Table 12 The set of the mostly occurring combinations of the all 3 years

Optimal combination from the point of view of quality selection measure create both liquidity ratios, turnover, debt and profitability.

5 Summary

The analyze of 47 discriminant models allowed to demonstrate that the most common to the construction of the synthetic index is used an average of 5 characteristics (features, ratios) to evaluate of company’s financial condition. In the article the 13 features that were chosen are the most commonly used in discriminant models tested (a minimum of 5 times). These features are: debt ratios (4 indicators), liquidity ratios, profitability and turnover ratio (3 ratios). Of these 13 features one should choose the combination of the five characteristics by which the highest level of measurement is obtained. There were selected five features guided by the frequency of the number of indicators used to build discriminant models. There was checked every possible combination of the features for choice 5 from 13 features, it means 1287 combinations.

Efforts were made to find as small as possible combination of the best features, which caused that had to be done further research. In further studies we used reduction. The aim of the reduction was to reduce a number of features through mathematical operation: each outcome measure was elevated to the tenth power. Also in this case the number of the best combination was too large for the presentation of results, although in some cases the number of best combinations was reduced. Like the previously there were used sets of best combinations. Only by analysis of three years there was selected one best combination of: y1, y2, y4, y11, y13 (total occurrences in the set is 21).

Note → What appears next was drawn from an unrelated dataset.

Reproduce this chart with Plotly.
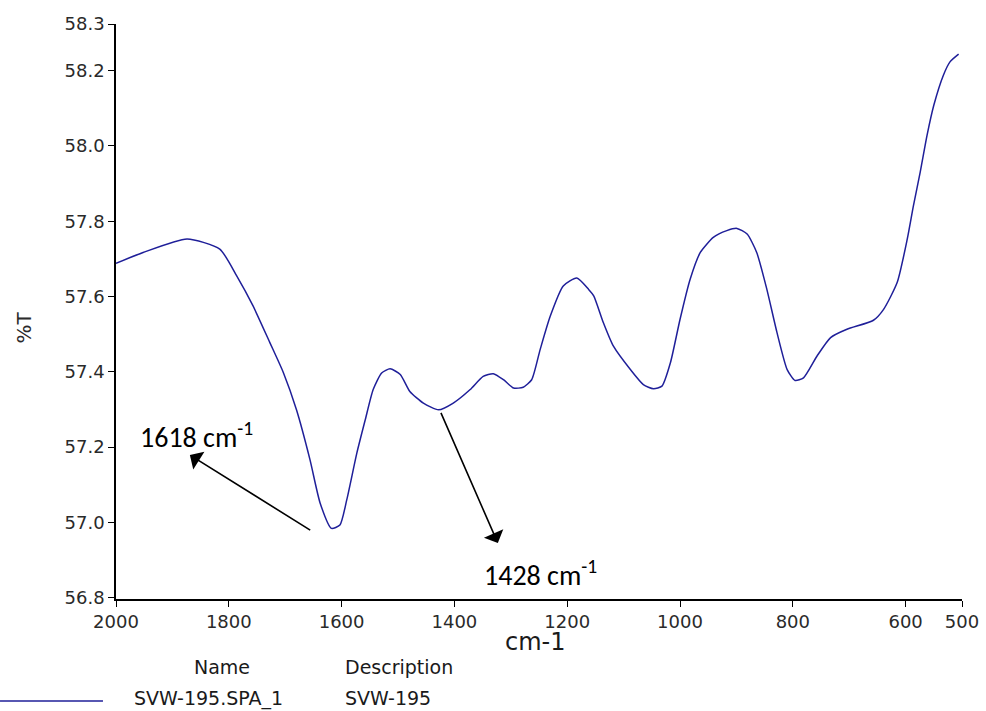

The use of the quality selection measure did not immediately clear results, which was why different kinds of reductions were use, in order to determine the best combination. Determining 5 from 13 features can be debatable. Analysis of literature showed that for the construction the most common models four, five and six indicators were used. This situation proves that the combination of four or six indicators could prove to be a better combination.